To solve this problem, Flake and his colleagues created a pumpless circulatory system. They connected the fetus’s umbilical blood vessels to a new kind of oxygenator, and the blood moved smoothly through the system. Smoothly enough, in fact, that the baby’s heartbeat was sufficient to power blood flow without another pump.
The next problem to solve was the risk for infections, which premature infants in open incubators face in the neonatal intensive care unit, or NICU. That’s where the bag and the artificial amniotic fluid comes in. The fluid flows in and out of the bag just like it would in a uterus, removing waste, shielding the infant from infectious germs in the hospital, and keeping the fetus’s developing lungs filled with fluid.
Flake and his colleagues tested the setup for up to four weeks on eight fetal lambs that were 105 to 120 days into pregnancy — about equivalent to human infants at 22 to 24 weeks of gestation. After the four weeks were up, they were switched onto a regular ventilator like a premature baby in a NICU.
The lambs’ health on the ventilator appeared nearly as good as a lamb the same age that had just been delivered by cesarean section. Then, the lambs were removed from the ventilator and all but one, which was developed enough to breathe on its own, were euthanized so the researchers could examine their organs. Their lungs and brains — the organ systems that are most vulnerable to damage in premature infants — looked uninjured and as developed as they should be in a lamb that grew in a mother.

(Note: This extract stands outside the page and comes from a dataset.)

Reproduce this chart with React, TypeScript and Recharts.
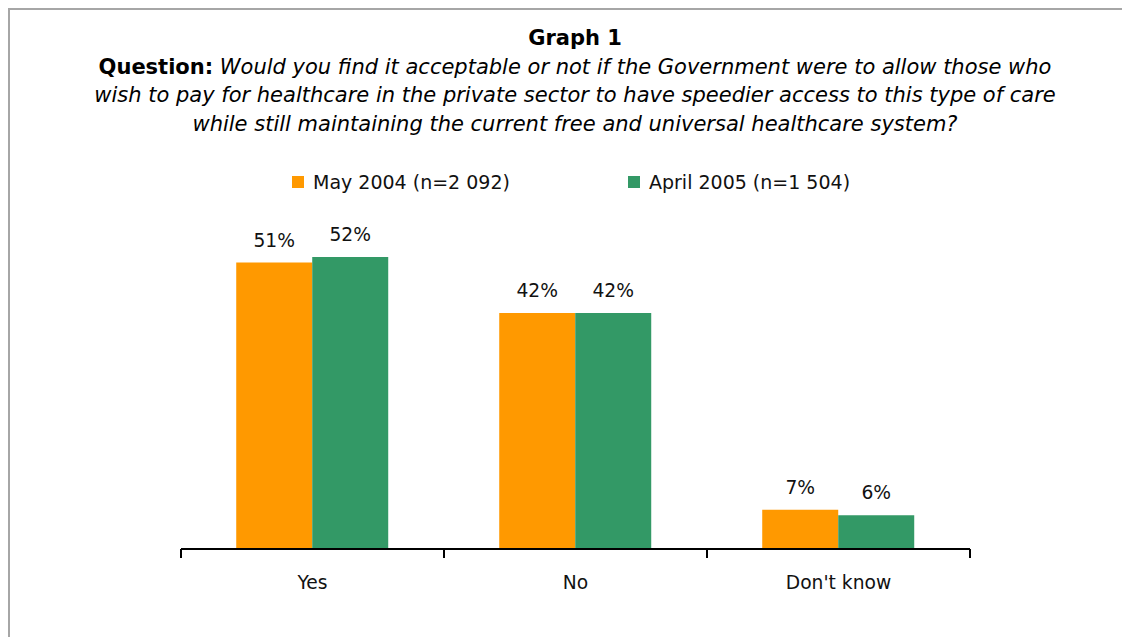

Of course, lambs aren’t humans — and their brains develop at a somewhat different pace. The authors acknowledge that it’s going to take more research into the science and safety of this device before it can be used on human babies. They’ve already started testing it on human-sized lambs that were put in the Biobags earlier in pregnancy. And they are monitoring the few lambs that survived after being taken off the ventilator to look for long-term problems. So far, the lambs seem pretty healthy. “I think it’s realistic to think about three years for first-in-human trials,” Flake says.

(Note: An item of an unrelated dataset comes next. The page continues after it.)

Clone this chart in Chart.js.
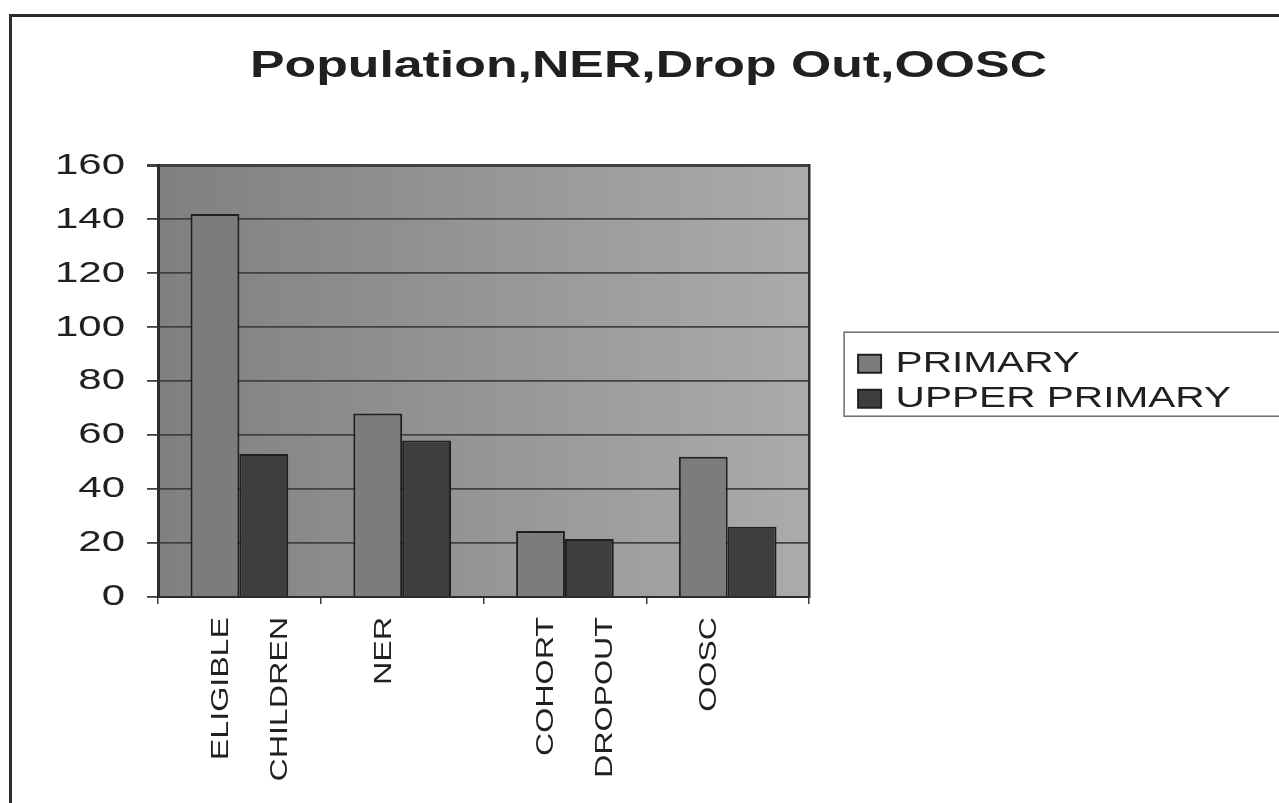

“It’s so interesting, and it’s really innovative,” Rogers says. “To be able to continue to develop in an artificial environment can reduce the many problems caused by simply being born too early.” Rogers adds that not every facility has the resources or expertise to offer cutting-edge care to expecting mothers — a problem that the Biobag won’t be able to solve. “We know there are already disparities after preterm birth. If you have access to high-level regionalized care your outcomes are often better than if you don’t,” she says.
And Rogers worries about how hype surrounding the Biobag could impact parents coping with preterm infants. “I think many people have been affected by preterm birth and they think this is going to be some magic bullet. And I think that prematurity is just really complicated.” Preventing it in the first place should be a top priority, she says, but the Biobag could help drive that research forward.
For Flake, the research continues. “I’m still blown away, whenever I’m down looking at our lambs,” he says. “I think it’s just an amazing thing to sit there and watch the fetus on this support acting like it normally acts in the womb... It’s a really awe-inspiring endeavor to be able to continue normal gestation outside of the mom.”